Amid mounting calls from House progressives and advocacy groups for the immediate release of Mahmoud Khalil on Monday evening, Jeffries released a statement that one local rights group derided as "word salad," starting by accepting the Trump administration's narrative about the former student who helped organize last year's Palestinian solidarity encampment.
"To the extent his actions were inconsistent with Columbia University policy and created an unacceptable hostile academic environment for Jewish students and others, there is a serious university disciplinary process that can handle the matter," said Jeffries, calling on the Department of Homeland Security (DHS) to "produce facts and evidence of criminal activity... such as providing material support for a terrorist organization."
Jeffries noted that the Trump administration's arrest and detention of Khalil—which were carried out under the State Department's "catch and revoke" program—"are wildly inconsistent with the United States Constitution." His statement contrasted starkly with those of his progressive colleagues including Reps. Alexandria Ocasio-Cortez (D-N.Y.), Ilhan Omar (D-Minn.), and Rashida Tlaib (D-Mich.), who warned that the Trump administration is signaling "they can disappear US citizens too," and demanded Khalil's release.
The House leader's statement came after a federal judge blocked the administration from removing Khalil from the U.S. and reviewed a petition saying his detention is unlawful. Khalil is a legal resident with a green card and a citizen of Algeria.
The statement from Jeffries—who has faced condemnation for suggesting Democrats are powerless to stop President Donald Trump from imposing his agenda and has privately complained about demands for action from advocacy groups—offered the latest evidence that "he is impressively unsuited to the moment," as writer Noah Kulwin said.
Schumer, who is "the most powerful politician in New York State, and the highest ranking American Jewish elected official—locally famous for his retail politics and shaking everyone's hands at local events," had not released a statement on Khalil's detention at press time, noted local historian and community organizer Asad Dandia.
"Hakeem Jeffries and Chuck Schumer are not the men for this moment in history," saidNew Yorker staff writer Jay Caspian Kang. "So obvious and gets more obvious by the day."
Immigration and Customs Enforcement's (ICE) abduction of Khalil and efforts to have him deported—with Trump warning his arrest will be the "first of many"—came as Secretary of State Marco Rubio announced that under the "catch and revoke" program, the administration "will be revoking the visas and/or green cards of Hamas supporters in America so they can be deported." On Sunday, DHS said the arrest was carried out "in support of President Trump's executive orders prohibiting antisemitism."

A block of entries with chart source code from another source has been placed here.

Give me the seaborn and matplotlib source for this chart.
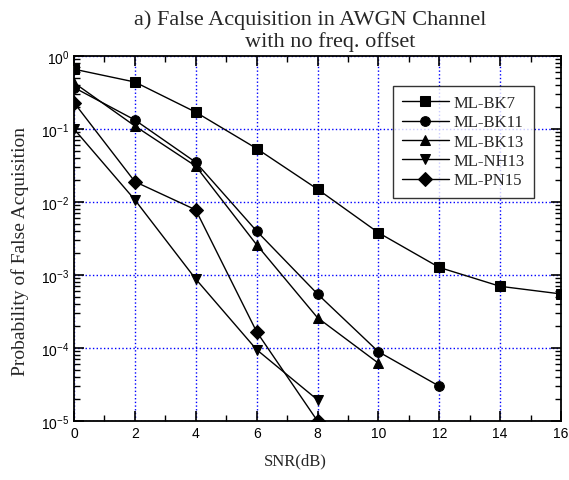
import numpy as np
import pandas as pd
import matplotlib
matplotlib.use("Agg")
import matplotlib.pyplot as plt
import seaborn as sns
from matplotlib.ticker import LogLocator, MultipleLocator, NullFormatter

snr = [0, 2, 4, 6, 8, 10, 12, 14, 16]
bk7 = [0.66, 0.44, 0.17, 0.054, 0.015, 0.0038, 0.00127, 0.0007, 0.00055]
bk11 = [0.37, 0.133, 0.035, 0.004, 0.00055, 0.000089, 0.00003]
bk13 = [0.43, 0.11, 0.031, 0.0026, 0.00026, 0.000062]
nh13 = [0.1, 0.0107, 0.00088, 0.000095, 0.0000195]
pn15 = [0.23, 0.019, 0.0078, 0.000167, 0.00001]
names = ["ML-BK7", "ML-BK11", "ML-BK13", "ML-NH13", "ML-PN15"]
series = [bk7, bk11, bk13, nh13, pn15]
marks = ["s", "o", "^", "v", "D"]

rows = []
for n, s in zip(names, series):
    for x, v in zip(snr, s):
        rows.append({"SNR": x, "P": v, "code": n})
df = pd.DataFrame(rows)

sns.set_theme(style="ticks")
plt.rcParams["font.family"] = ["Liberation Serif", "DejaVu Serif"]

fig = plt.figure(figsize=(5.69, 4.81), dpi=100)
ax = fig.add_axes([74/569, 1 - 422/481, (561-74)/569, (422-57)/481])

sns.lineplot(data=df, x="SNR", y="P", hue="code", style="code",
             hue_order=names, style_order=names,
             palette=["black"]*5, markers=dict(zip(names, marks)),
             dashes=False, markersize=7, linewidth=1, markeredgecolor="black",
             ax=ax, legend=True)
for ln in ax.lines:
    ln.set_clip_on(True)
    ln.set_clip_path(ax.patch)

ax.set_yscale("log")
ax.set_xlim(0, 16)
ax.set_ylim(1e-5, 1)
ax.xaxis.set_major_locator(MultipleLocator(2))
ax.xaxis.set_minor_locator(MultipleLocator(1))
ax.yaxis.set_major_locator(LogLocator(base=10, numticks=10))
ax.yaxis.set_minor_locator(LogLocator(base=10, subs=np.arange(2, 10), numticks=20))
ax.yaxis.set_minor_formatter(NullFormatter())
ax.grid(True, which="major", color="#0000ff", linestyle=":", linewidth=1)
ax.tick_params(which="both", direction="in", top=True, right=True, colors="black")
ax.tick_params(which="major", length=7, width=1.2)
ax.tick_params(which="minor", length=4, width=1)
for lab in ax.get_xticklabels() + ax.get_yticklabels():
    lab.set_fontfamily("Liberation Sans")
    lab.set_fontsize(10)
for sp in ax.spines.values():
    sp.set_linewidth(1.3)
    sp.set_color("black")

ax.set_xlabel("")
ax.set_ylabel("")
fig.text(295/569, 1 - 465/481, "SNR(dB)", ha="center", va="baseline", fontsize=12)
fig.text(20/569, 1 - 251/481, "Probability of False Acquisition",
         ha="center", va="center", rotation=90, fontsize=14)

leg = ax.legend(loc="upper right", bbox_to_anchor=((534-74)/487, (422-87)/365),
                borderaxespad=0, fontsize=12,
                frameon=True, fancybox=False, edgecolor="black",
                handlelength=2.8, handletextpad=0.3, borderpad=0.55,
                labelspacing=0.2)
leg.get_frame().set_linewidth(1)

fig.text(310/569, 1 - 25/481, "a) False Acquisition in AWGN Channel",
         ha="center", va="baseline", fontsize=16)
fig.text(330/569, 1 - 47/481, "with no freq. offset",
         ha="center", va="baseline", fontsize=16)

fig.savefig("out.png", dpi=100)
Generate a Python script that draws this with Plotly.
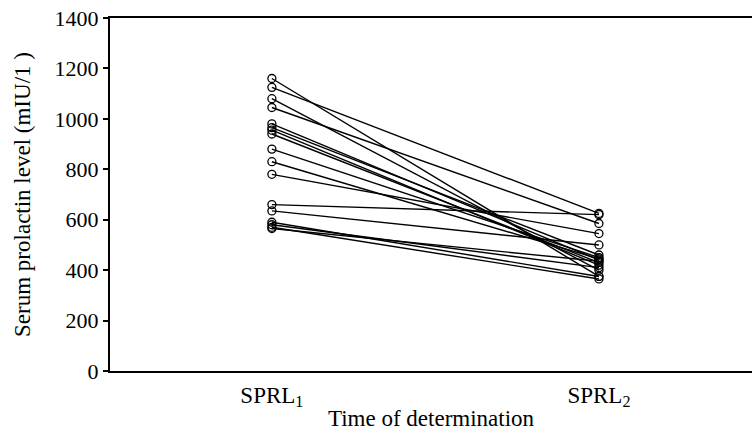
import plotly.graph_objects as go

categories = ["SPRL1", "SPRL2"]
tick_labels = ["SPRL<sub>1</sub>", "SPRL<sub>2</sub>"]
sprl1 = [1160, 1125, 1080, 1045, 980, 965, 955, 940, 880, 830, 780, 660, 635, 590, 580, 570, 565]
sprl2 = [375, 625, 400, 585, 440, 460, 420, 430, 450, 445, 545, 620, 500, 375, 410, 365, 435]
y_ticks = [0, 200, 400, 600, 800, 1000, 1200, 1400]

FONT = "Liberation Serif, Times New Roman, serif"

fig = go.Figure()
for a, b in zip(sprl1, sprl2):
    fig.add_trace(go.Scatter(
        x=[0, 1], y=[a, b], mode="lines+markers",
        line=dict(color="black", width=1.4),
        marker=dict(symbol="circle-open", size=8, color="black", line=dict(width=1.3)),
        showlegend=False, hoverinfo="y",
    ))

fig.update_layout(
    width=752, height=433,
    margin=dict(l=110, r=0, t=18, b=62),
    paper_bgcolor="white", plot_bgcolor="white",
    font=dict(family=FONT, size=22, color="black"),
    xaxis=dict(
        range=[-0.495, 1.468], tickmode="array", tickvals=[0, 1], ticktext=tick_labels,
        showgrid=False, zeroline=False, showline=True, linecolor="black", linewidth=2,
        mirror=True, ticks="outside", ticklen=2, tickcolor="rgba(0,0,0,0)", tickfont=dict(size=23),
        title=dict(text="Time of determination", font=dict(size=23), standoff=0),
        automargin=False,
    ),
    yaxis=dict(
        range=[0, 1400], tickmode="array", tickvals=y_ticks,
        showgrid=False, zeroline=False, showline=True, linecolor="black", linewidth=2,
        ticks="outside", ticklen=5, tickcolor="black", tickwidth=1.5,
        tickfont=dict(size=22),
        title=dict(text="Serum prolactin level (mIU/1 )", font=dict(size=23), standoff=18),
        automargin=False,
    ),
)

fig.write_html(
    "out.html",
    config={"displayModeBar": False},
    post_script="document.body.style.margin='0';document.body.style.padding='0';",
)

Supporters of Trump's actions have pointed to videos of Khalil being interviewed last year about the Columbia encampment and organizers' negotiations with Columbia officials to push for divestment from companies that have profited from Israel's policies in Gaza and the West Bank.
"Our demands are clear, our demands are regarding divestment from the Israeli occupation, the companies that are profiting and contributing to the genocide of our people," said Khalil in one video.
Adalah-NY, which supports calls for a boycott of Israel to protest its oppression and violence against Palestinians, said it was "no coincidence" that Jeffries offered tacit approval of the accusations against Khalil, considering his longtime vocal support for Israel.
"Fire Hakeem Jeffries," said Track AIPAC, which keeps track of donations lawmakers receive from the powerful American Israel Public Affairs Committee (AIPAC). Jeffries has taken $1.6 million from the lobbying group.
Musician Soul Khan asked whether Jeffries and Schumer are "trying to get Mahmoud Khalil out of ICE detention and ensure the security of his green card status," calling his abduction "the most urgent domestic crisis happening right now."
Journalist Kylie Cheung called Khalil's abduction, along with the order to "single out, detain, persecute someone for their political speech" coming directly from the president, "the purest distillation of fascism."
But with Democratic leaders, including former President Joe Biden, joining Republicans in claiming that student-led protests against Israel's U.S.-backed assault on Gaza were endangering Jewish students, said Cheung, the party "helped create the conditions for this framing [of] anti-genocide speech as antisemitic/terrorism."